One Thousand Words on Piercings, Tattoos and Supreme Court Justices

I saw the ugliest eyebrow ring today.

It wasn’t a stud or a hoop, but a long, dangly beaded thing.

The woman wearing it was loading groceries into the back of her car and when she leaned over, the piercing waved back and forth in front of her eye.

It must be very distracting, having something constantly in and out your line of vision, hovering at the edge of your eyesight all the time.

But then I’m a little squeamish when it comes to piercings.

Earrings don’t bother me. I have three holes in one ear and two in the other, although I usually only wear one pair of earrings.

Those earrings that you make bigger and bigger until you have a giant hole in your earlobe kind of freak me out, though.

And I’m not a fan of earrings that go all the way up the ear. You know, around the top. That’s all cartilage, not just skin. It’s got to hurt.

Maybe that’s my problem with other piercings too. They look like they would cause a lot of pain, at least at first. The nostril is very sensitive. And it hurts like hell when you bite your tongue. Why would you purposefully cause yourself that much pain?

Plus nose rings and tongue rings just seem unsanitary. What happened when you blow your nose or eat?

Yuck. I don’t even like to think about it.

At least nothing else happens with the earlobes. They’re just hanging there.

The same with eyebrows, I guess. An eyebrow piercing is just a little more in your face, pun intended.

While I can’t imagine myself with any strange piercings, I have always kind of wanted a tattoo.

Nothing big.
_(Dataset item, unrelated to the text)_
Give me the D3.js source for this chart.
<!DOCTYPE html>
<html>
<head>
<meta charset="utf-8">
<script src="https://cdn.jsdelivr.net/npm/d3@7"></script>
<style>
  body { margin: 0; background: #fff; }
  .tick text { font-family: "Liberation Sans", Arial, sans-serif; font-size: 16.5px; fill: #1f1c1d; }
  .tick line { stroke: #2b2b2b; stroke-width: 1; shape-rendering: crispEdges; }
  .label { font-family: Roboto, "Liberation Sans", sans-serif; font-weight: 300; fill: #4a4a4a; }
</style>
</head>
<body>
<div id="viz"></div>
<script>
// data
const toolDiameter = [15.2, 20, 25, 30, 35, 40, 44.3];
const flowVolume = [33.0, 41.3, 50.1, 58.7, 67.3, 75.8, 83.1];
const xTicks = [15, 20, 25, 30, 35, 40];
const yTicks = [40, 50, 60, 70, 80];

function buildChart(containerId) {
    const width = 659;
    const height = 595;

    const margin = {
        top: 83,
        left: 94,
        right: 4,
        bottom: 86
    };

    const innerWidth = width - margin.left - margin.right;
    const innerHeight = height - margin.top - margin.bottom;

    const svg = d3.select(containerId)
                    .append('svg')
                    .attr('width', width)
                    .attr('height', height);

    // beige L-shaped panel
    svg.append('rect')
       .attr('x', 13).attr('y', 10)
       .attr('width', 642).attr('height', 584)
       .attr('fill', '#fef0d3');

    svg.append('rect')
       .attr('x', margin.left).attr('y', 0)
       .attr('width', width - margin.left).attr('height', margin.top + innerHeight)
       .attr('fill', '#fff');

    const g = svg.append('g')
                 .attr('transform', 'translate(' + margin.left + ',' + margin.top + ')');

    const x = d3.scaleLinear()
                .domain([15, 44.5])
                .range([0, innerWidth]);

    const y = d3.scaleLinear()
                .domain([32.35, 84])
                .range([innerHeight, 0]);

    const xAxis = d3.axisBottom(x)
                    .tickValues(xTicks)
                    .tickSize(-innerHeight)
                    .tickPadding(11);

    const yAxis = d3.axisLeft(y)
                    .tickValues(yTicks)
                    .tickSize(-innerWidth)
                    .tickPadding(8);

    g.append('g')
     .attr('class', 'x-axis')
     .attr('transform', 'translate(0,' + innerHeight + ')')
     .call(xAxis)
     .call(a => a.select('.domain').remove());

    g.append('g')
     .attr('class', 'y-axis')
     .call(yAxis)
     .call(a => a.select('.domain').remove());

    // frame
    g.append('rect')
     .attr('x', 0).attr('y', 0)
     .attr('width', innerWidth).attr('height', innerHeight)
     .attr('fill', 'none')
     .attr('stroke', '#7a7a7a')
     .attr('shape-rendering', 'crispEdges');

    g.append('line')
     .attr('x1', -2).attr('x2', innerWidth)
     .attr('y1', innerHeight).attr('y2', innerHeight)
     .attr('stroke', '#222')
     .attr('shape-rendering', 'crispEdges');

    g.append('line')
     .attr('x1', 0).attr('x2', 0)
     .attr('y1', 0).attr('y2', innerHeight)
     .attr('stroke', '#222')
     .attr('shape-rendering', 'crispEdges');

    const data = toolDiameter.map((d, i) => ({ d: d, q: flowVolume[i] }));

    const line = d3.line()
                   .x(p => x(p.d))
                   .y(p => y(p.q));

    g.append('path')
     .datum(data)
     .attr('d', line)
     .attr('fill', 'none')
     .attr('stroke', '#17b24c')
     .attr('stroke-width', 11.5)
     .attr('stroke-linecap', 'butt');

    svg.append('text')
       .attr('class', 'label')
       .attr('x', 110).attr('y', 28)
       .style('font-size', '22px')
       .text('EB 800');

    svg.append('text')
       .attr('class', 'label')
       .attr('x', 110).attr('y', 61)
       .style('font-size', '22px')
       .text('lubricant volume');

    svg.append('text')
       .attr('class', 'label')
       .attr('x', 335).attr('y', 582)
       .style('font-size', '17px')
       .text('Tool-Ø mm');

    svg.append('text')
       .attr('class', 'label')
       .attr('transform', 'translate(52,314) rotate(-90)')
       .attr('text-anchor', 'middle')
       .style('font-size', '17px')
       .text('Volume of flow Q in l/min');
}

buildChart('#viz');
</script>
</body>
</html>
I don’t really care for those full sleeve tattoos. But a nice little one somewhere discrete seems kind of cool.

Once I even went so far as to have my hand on the doorknob of the entrance to a tattoo parlor, but three things stopped me.

First, I don’t know what design I’d get.

I don’t have any one thing that I love so much I’d like it permanently pictured on my body.

My cats? I love them, but I can’t see having a cat tattoo. I love theater, but the comedy and tragedy masks are too cliché. The same with music notes. I’ve never seen a book tattoo, but it sounds kind of boring. Books aren’t very picturesque really.

And even if I could figure out what I wanted, I could never decide where it would go.

I’m not daring enough to have it someplace really visible, like an arm or on my hand.

I once did a henna tattoo on my hand. It looked really cool, but I was embarrassed by it when I was in a professional setting. I found myself hiding my hand under the table. Thank goodness it was my left hand.

I could do something on my shoulder. I never wear anything sleeveless, so it wouldn’t show. But I also couldn’t see it. And if I’m going to have a tattoo I want to be able to admire it.

The ankle is a good place, I guess. A lot of people have ankle tattoos.

A couple of years ago I went to a big country fair. The kind with a midway full of games and booths that sold airbrushed tattoos.

I had a viney, flowery thing done on the inside of my foot, along the arch.

I really liked the way it looked. It was kind of an elegant place for a tattoo, if tattoos can ever be called elegant.

I even got comments on it when I wore sandals.

When I was having it painted on, I told the woman that I thought that was a great place for a tattoo.

She had a lot of real tattoos and she responded, “A real tattoo right there would hurt like hell.”

And that’s my third reason for not getting a tattoo. I’m scared of the pain.

I’m not afraid of needles. I’m not like my mother who can’t watch when she’s getting a flu shot or having blood drawn.

I sit right there and watch the needle go in and the blood come out. I don’t even blink.

But that’s one needle prick and a tattoo is lots of needle pricks.

What if you got a quarter or halfway through and couldn’t stand it. You’d be stuck with a quarter or half a tattoo.

And I’ve heard that you’re not supposed to drink before you get a tattoo because that thins your blood and you bleed more. But that might be an old wives tale.

So I guess I’ll stay my boring self, sans piercings and tattoos.


I heard on public radio today that Supreme Court Justice Clarence Thomas hasn’t spoken in court since 2006, except to occasionally deliver an opinion. He hasn’t asked a single question during arguments in six years.

This flabbergasts me.

I’m not a big talker. When I attend meetings, I’m often the person who doesn’t express an opinion or ask a question. Instead I think about everything being said and process it later.

Maybe Justice Thomas is like me. Maybe he needs to consider what has been said before he can respond or even come up with a question to ask.

It seems to me, however, that some question must have popped into his head in the past six years. I hope it has anyway. I mean how can anyone sit through all that lawyer talk and not have one question?

He says that he relies more on the written briefs than oral arguments and that he thinks the oral arguments are completely unnecessary. He calls them a side show.

But he and his colleagues are answering some of the biggest questions facing this nation. I’d feel better if he were engaged enough to ask a question once in a while.

And if he’s not going to talk, I hope he’s at least listening.